Some records:
◇ ◇ ◇ ◇ ◇ ◇ ◇

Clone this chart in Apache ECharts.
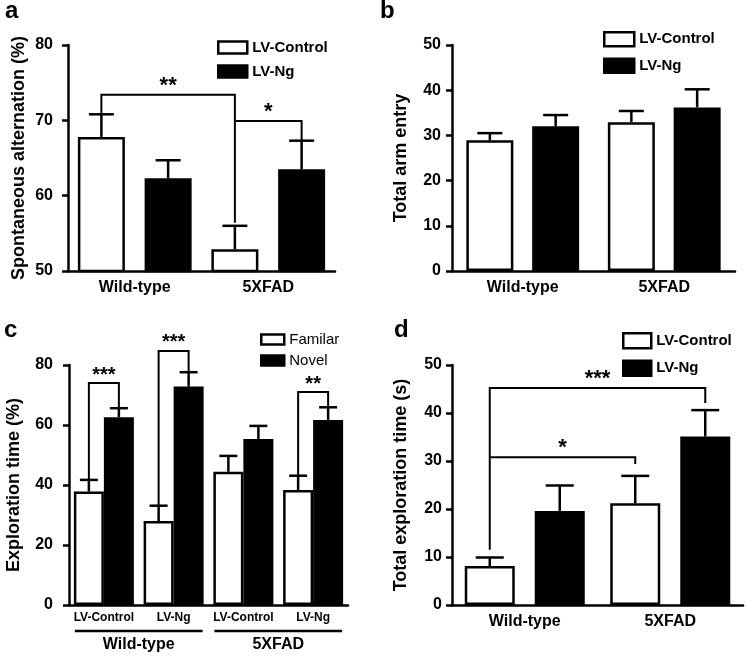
<!DOCTYPE html>
<html><head><meta charset="utf-8">
<script src="https://cdn.jsdelivr.net/npm/echarts@6/dist/echarts.min.js"></script>
<style>html,body{margin:0;padding:0;background:#fff}#c{width:746px;height:657px}</style>
</head><body><div id="c"></div>
<script>
// ---------- data ----------
const groups = ['Wild-type', '5XFAD'];
// panel a: spontaneous alternation (%)
const aControl = [67.8, 52.9];
const aControlErr = [70.8, 56.0];
const aNg = [62.3, 63.5];
const aNgErr = [64.7, 67.3];
const aTicks = { min: 50, max: 80, interval: 10 };
// brackets: [leftCat, leftSide, rightCat, rightSide, top, leftBottom, rightBottom]
const aBrackets = [[0, 0, 1, 0, 73.4, 70.8, 56.4], [1, 0, 1, 1, 69.9, 69.9, 67.4]];
const aBracketLabels = ['**', '*'];
// panel b: total arm entry
const bControl = [28.9, 32.9];
const bControlErr = [30.5, 35.4];
const bNg = [32.0, 36.2];
const bNgErr = [34.5, 40.2];
const bTicks = { min: 0, max: 50, interval: 10 };
// panel c: exploration time (%)
const cCats = ['LV-Control', 'LV-Ng', 'LV-Control', 'LV-Ng'];
const cFam = [37.8, 28.0, 44.4, 38.3];
const cFamErr = [41.7, 33.1, 49.7, 43.1];
const cNov = [62.6, 72.8, 55.3, 61.7];
const cNovErr = [65.6, 77.6, 59.7, 65.9];
const cTicks = { min: 0, max: 80, interval: 20 };
const cGroupSpans = [[0, 1], [2, 3]];
const cBrackets = [[0, 0, 0, 1, 74, 41.7, 65.6], [1, 0, 1, 1, 84.7, 33.1, 77.6], [3, 0, 3, 1, 71, 43.1, 65.9]];
const cBracketLabels = ['***', '***', '**'];
// panel d: total exploration time (s)
const dControl = [8.1, 21.2];
const dControlErr = [9.9, 26.9];
const dNg = [19.6, 35.1];
const dNgErr = [24.9, 40.6];
const dTicks = { min: 0, max: 50, interval: 10 };
const dBrackets = [[0, 0, 1, 1, 45.2, 11.5, 42.1], [0, 0, 1, 0, 30.8, 30.8, 29.4]];
const dBracketLabels = ['***', '*'];

// ---------- styles ----------
const FF = 'Arial, "Liberation Sans", sans-serif';
const LW = 2.5;
const panels = {
  a: { grid: { left: 68, top: 45, width: 267, height: 226 }, bw: 47, gap: 0.42, cap: 25 },
  b: { grid: { left: 452, top: 45, width: 283, height: 226 }, bw: 47, gap: 0.40, cap: 25 },
  c: { grid: { left: 69, top: 365, width: 279, height: 240 }, bw: 30, gap: 0.0, cap: 18 },
  d: { grid: { left: 452, top: 365, width: 291, height: 240 }, bw: 50, gap: 0.40, cap: 28 }
};
function off(p) { return p.bw * (1 + p.gap) / 2; }

function barSeries(name, data, xi, yi, color, p) {
  return {
    type: 'bar', name, data, xAxisIndex: xi, yAxisIndex: yi,
    barWidth: p.bw, barGap: (p.gap * 100) + '%',
    itemStyle: { color, borderColor: '#000', borderWidth: LW },
    silent: true, z: 2
  };
}
function errSeries(top, err, xi, yi, side, p) {
  const shift = side ? off(p) : -off(p);
  return {
    type: 'custom', xAxisIndex: xi, yAxisIndex: yi, silent: true, z: 3,
    data: top.map((v, i) => [i, v, err[i]]),
    encode: { x: 0, y: [1, 2] },
    renderItem: (params, api) => {
      const p1 = api.coord([api.value(0), api.value(1)]);
      const p2 = api.coord([api.value(0), api.value(2)]);
      const x = p1[0] + shift;
      return {
        type: 'group', children: [
          { type: 'line', shape: { x1: x, y1: p1[1], x2: x, y2: p2[1] }, style: { stroke: '#000', lineWidth: LW } },
          { type: 'line', shape: { x1: x - p.cap / 2, y1: p2[1], x2: x + p.cap / 2, y2: p2[1] }, style: { stroke: '#000', lineWidth: LW } }
        ]
      };
    }
  };
}
function bracketSeries(rows, labels, xi, yi, p, fs) {
  const o = off(p);
  return {
    type: 'custom', xAxisIndex: xi, yAxisIndex: yi, silent: true, z: 4, clip: false,
    data: rows,
    encode: { x: [0, 2], y: [4, 5, 6] },
    renderItem: (params, api) => {
      const lx = api.coord([api.value(0), api.value(4)])[0] + (api.value(1) ? o : -o);
      const rx = api.coord([api.value(2), api.value(4)])[0] + (api.value(3) ? o : -o);
      const yt = api.coord([api.value(0), api.value(4)])[1];
      const yl = api.coord([api.value(0), api.value(5)])[1];
      const yr = api.coord([api.value(2), api.value(6)])[1];
      return {
        type: 'group', children: [
          { type: 'polyline', shape: { points: [[lx, yl], [lx, yt], [rx, yt], [rx, yr]] }, style: { stroke: '#000', lineWidth: 2, fill: null } },
          { type: 'text', x: (lx + rx) / 2, y: yt + 2, style: { text: labels[params.dataIndex], align: 'center', verticalAlign: 'bottom', font: 'bold ' + fs + 'px ' + FF, fill: '#000' } }
        ]
      };
    }
  };
}
function underlineSeries(spans, xi, yi) {
  return {
    type: 'custom', xAxisIndex: xi, yAxisIndex: yi, silent: true, clip: false,
    data: spans,
    encode: { x: [0, 1] },
    renderItem: (params, api) => {
      const a = api.coord([api.value(0), cTicks.min]);
      const b = api.coord([api.value(1), cTicks.min]);
      const y = a[1] + 26;
      return { type: 'line', shape: { x1: a[0] - 29, y1: y, x2: b[0] + 29, y2: y }, style: { stroke: '#000', lineWidth: 2.5 } };
    }
  };
}

function yAxis(gi, t, name, nameGap, margin) {
  return {
    type: 'value', gridIndex: gi, min: t.min, max: t.max, interval: t.interval,
    name, nameLocation: 'middle', nameGap,
    nameTextStyle: { fontFamily: FF, fontWeight: 'bold', fontSize: 18, color: '#000' },
    axisLine: { show: true, lineStyle: { color: '#000', width: LW } },
    axisTick: { show: true, length: 6, lineStyle: { color: '#000', width: LW } },
    axisLabel: { fontFamily: FF, fontWeight: 'bold', fontSize: 16, color: '#000', margin },
    splitLine: { show: false }
  };
}
function xAxis(gi, data, fs, margin) {
  return {
    type: 'category', gridIndex: gi, data,
    axisLine: { show: true, lineStyle: { color: '#000', width: LW } },
    axisTick: { show: false },
    axisLabel: { fontFamily: FF, fontWeight: 'bold', fontSize: fs, color: '#000', margin, interval: 0 },
    splitLine: { show: false }
  };
}
function legend(names, left, top, w, h, gap, bold) {
  return {
    data: names, orient: 'vertical', left, top, itemWidth: w, itemHeight: h, itemGap: gap,
    icon: 'rect', selectedMode: false, padding: 0,
    itemStyle: { borderColor: '#000', borderWidth: LW },
    textStyle: { fontFamily: FF, fontWeight: bold ? 'bold' : 'normal', fontSize: 15, color: '#000' }
  };
}
function letter(t, left, top) {
  return { text: t, left, top, padding: 0, textStyle: { fontFamily: FF, fontWeight: 'bold', fontSize: 24, color: '#000' } };
}

const cAxisGroups = {
  type: 'category', gridIndex: 2, data: groups, position: 'bottom',
  axisLine: { show: false }, axisTick: { show: false }, splitLine: { show: false },
  axisLabel: { fontFamily: FF, fontWeight: 'bold', fontSize: 16, color: '#000', margin: 32, interval: 0 }
};

const option = {
  animation: false,
  backgroundColor: '#fff',
  title: [letter('a', 5, -1), letter('b', 380, -1), letter('c', 4, 318), letter('d', 394, 318)],
  grid: [panels.a.grid, panels.b.grid, panels.c.grid, panels.d.grid],
  xAxis: [
    xAxis(0, groups, 16, 9),
    xAxis(1, groups, 16, 9),
    xAxis(2, cCats, 12, 7),
    cAxisGroups,
    xAxis(3, groups, 16, 9)
  ],
  yAxis: [
    yAxis(0, aTicks, 'Spontaneous alternation (%)', 40, 15),
    yAxis(1, bTicks, 'Total arm entry', 42, 11),
    yAxis(2, cTicks, 'Exploration time (%)', 46, 16),
    yAxis(3, dTicks, 'Total exploration time (s)', 42, 10)
  ],
  legend: [
    legend(['LV-Control', 'LV-Ng'], 217, 40, 29, 12, 9, true),
    legend(['LV-Control', 'LV-Ng'], 603, 31, 30, 14, 10, true),
    legend(['Familar', 'Novel'], 260, 332, 23, 10, 6, false),
    legend(['LV-Control', 'LV-Ng'], 622, 332, 28, 15, 10, true)
  ],
  series: [
    barSeries('LV-Control', aControl, 0, 0, '#fff', panels.a),
    barSeries('LV-Ng', aNg, 0, 0, '#000', panels.a),
    errSeries(aControl, aControlErr, 0, 0, 0, panels.a),
    errSeries(aNg, aNgErr, 0, 0, 1, panels.a),
    bracketSeries(aBrackets, aBracketLabels, 0, 0, panels.a, 22),

    barSeries('LV-Control', bControl, 1, 1, '#fff', panels.b),
    barSeries('LV-Ng', bNg, 1, 1, '#000', panels.b),
    errSeries(bControl, bControlErr, 1, 1, 0, panels.b),
    errSeries(bNg, bNgErr, 1, 1, 1, panels.b),

    barSeries('Familar', cFam, 2, 2, '#fff', panels.c),
    barSeries('Novel', cNov, 2, 2, '#000', panels.c),
    errSeries(cFam, cFamErr, 2, 2, 0, panels.c),
    errSeries(cNov, cNovErr, 2, 2, 1, panels.c),
    bracketSeries(cBrackets, cBracketLabels, 2, 2, panels.c, 20),
    underlineSeries(cGroupSpans, 2, 2),

    barSeries('LV-Control', dControl, 4, 3, '#fff', panels.d),
    barSeries('LV-Ng', dNg, 4, 3, '#000', panels.d),
    errSeries(dControl, dControlErr, 4, 3, 0, panels.d),
    errSeries(dNg, dNgErr, 4, 3, 1, panels.d),
    bracketSeries(dBrackets, dBracketLabels, 4, 3, panels.d, 22)
  ]
};
const chart = echarts.init(document.getElementById('c'), null, { renderer: 'canvas' });
chart.setOption(option);
</script>
</body></html>
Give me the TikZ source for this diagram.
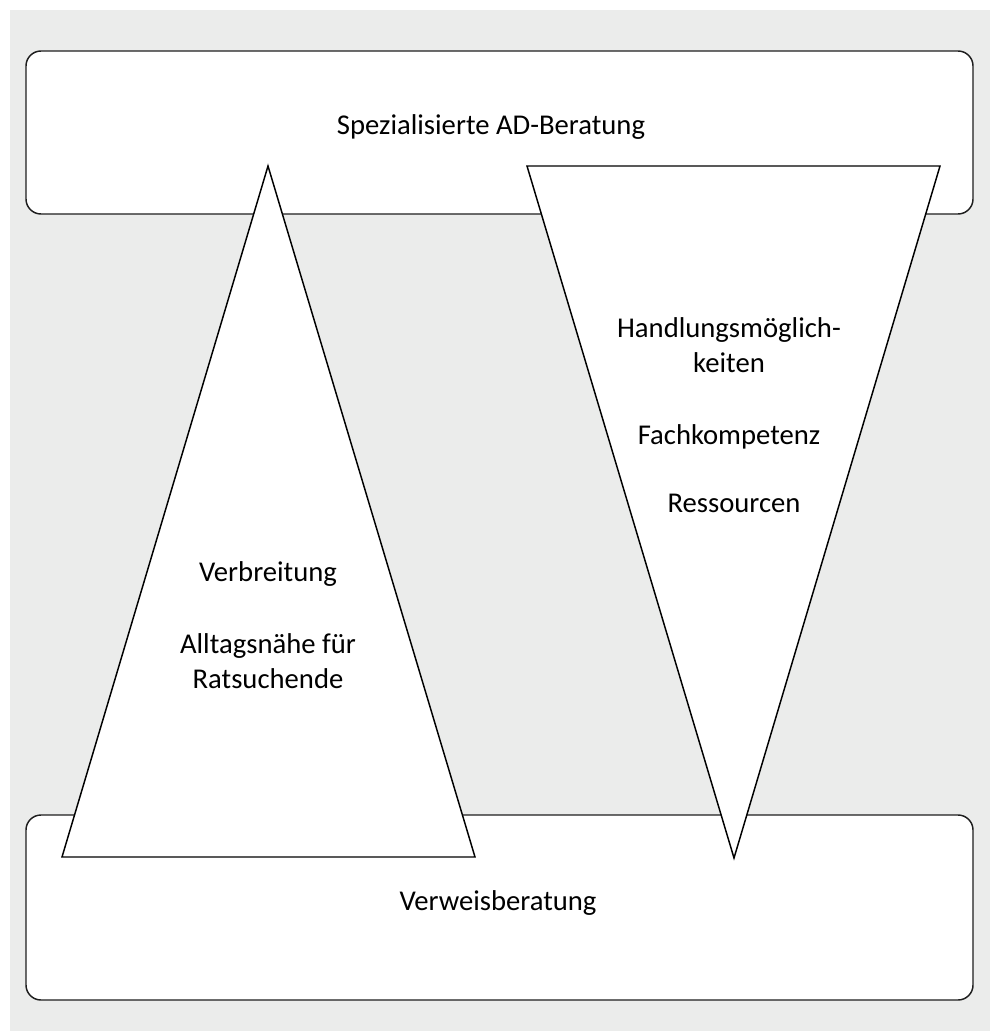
\documentclass[tikz,border=0pt]{standalone}
\usepackage{fontspec}
\setmainfont{Carlito}
\definecolor{bggrey}{RGB}{235,236,235}
\definecolor{edge}{RGB}{30,30,30}
\begin{document}
\begin{tikzpicture}[x=0.75pt,y=-0.75pt,
  box/.style={draw=edge,line width=1.1pt,fill=white,rounded corners=11.25pt},
  tri/.style={draw=black,line width=1.1pt,fill=white,line join=miter},
  lbl/.style={font=\fontsize{21.5}{26.5}\selectfont,align=center,inner sep=0pt}]
\useasboundingbox (0,0) rectangle (994,1031);
\fill[white] (0,0) rectangle (994,1031);
\fill[bggrey] (10,10) rectangle (990,1031);
% boxes
\draw[box] (26,51) rectangle (973,214);
\draw[box] (26,815) rectangle (973,1000);
% triangles
\draw[tri] (268,166) -- (475,857) -- (62,857) -- cycle;
\draw[tri] (527,166) -- (940,166) -- (734,858) -- cycle;
% labels
\node[lbl] (top) at (491,127) {Spezialisierte AD-Beratung};
\node[lbl] (bottom) at (498,903) {Verweisberatung};
\node[lbl] (hand) at (729,345) {Handlungsmöglich-\\keiten};
\node[lbl] (fach) at (729,437) {Fachkompetenz};
\node[lbl] (ress) at (734,503) {Ressourcen};
\node[lbl] (verb) at (268,574) {Verbreitung};
\node[lbl] (allt) at (268,661) {Alltagsnähe für\\Ratsuchende};
\end{tikzpicture}
\end{document}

◇ ◇ ◇ ◇ ◇ ◇ ◇

## [TASK REQUIREMENTS]
Select the lines that carry the string "this" and copy them.

## [REPLY]
Clone this chart in Apache ECharts.
Give me the TikZ source for this diagram.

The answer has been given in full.